Avocado prices have been on the rise with average terminal market annual prices for 2015 at $2.72 per kilogram, 2016 at $3.13, and 2017 climbing to $3.82 per kilogram, representing a 40 percent increase from 2015 to 2017.
Average annual prices have increased year-over-year from 2012 to 2015 by 7 percent, though 2012 to 2013 saw a lower growth rate than 2014 to 2015 at only 1 percent. To better understand this price evolution, it is best to study the relationship between price and supply. Annual avocado production can be divided into two distinct seasons: the months when Mexican production is high, from November to May, and when production is low, from June to October.
Prices were stable for 2015, with average November to May prices reaching $2.78 per kilogram. For 2016, prices were affected by short supply, with average prices from November 2015 to May 2016 falling to $2.51 per kilogram, then surging to $3.98 per kilogram from June to October 2016 (with a high of $4.85 per kilogram in July), an increase of 58 percent when monthly average production fell.

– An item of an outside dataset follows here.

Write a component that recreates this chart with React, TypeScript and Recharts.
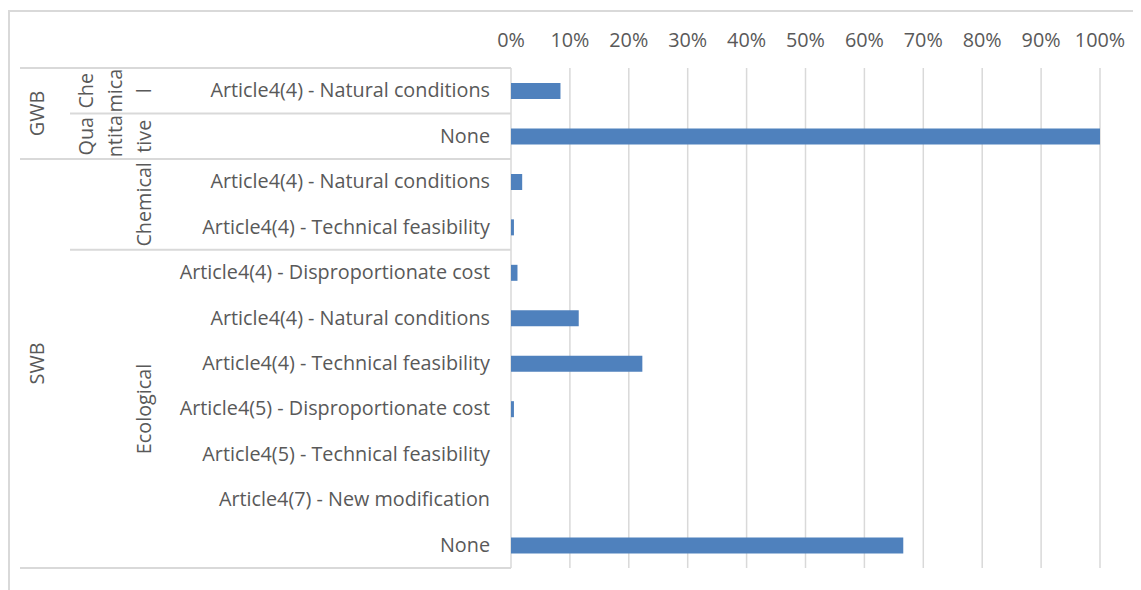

For November 2016 to May 2017 prices remained high at $3.57 per kilogram due to more stable production. For the June to October period, monthly average prices increased to $4.63 per kilogram, representing a 30 percent increase with average monthly production of 78,740 metric tons that came in short—due to increasing demand and lower than expected supply from Southern California.
Prices reached $6.82 per kilogram the week of September 23, 2017 due to the shortfall. From November 2017 to April 2018, average monthly prices shrank back to $3.18 per kilogram due to higher supply with an average of 84,223 metric tons, a 31 percent decrease in price due to a 7 percent increase in production.
Shipping and entry point trends
Shipping point prices portray seasonal ups and downs, as evidenced by lower prices in the months of December and January when Mexico has high production. In 2015, Mexican avocados arriving in Texas via truck hit their lowest average shipping price in October at $1.80 per kilogram and their highest shipping price in July at $2.80 per kilogram.
For the next year, 2016, the lowest average shipping point price was in March at $1.55 per kilogram and the highest was July’s $4.13 per kilogram, 48 percent higher than the top price the previous year. Prices in 2017 were more stable with the lowest price at $2.29 in April and the highest at $2.60 per kilogram in March, a 14 percent price difference.
In the first quarter of 2018 the lowest price was $2.27 per kilogram. Other shipping points of interest are Philadelphia and New York, where most of Peru’s exports arrive: in 2015 the average price was $2.50 per kilogram, but rose 51 percent in 2016 due to reduced production in Southern California, climbing to an average price of $3.77 per kilogram. For 2017, this fell to an average of $2.71 per kilogram.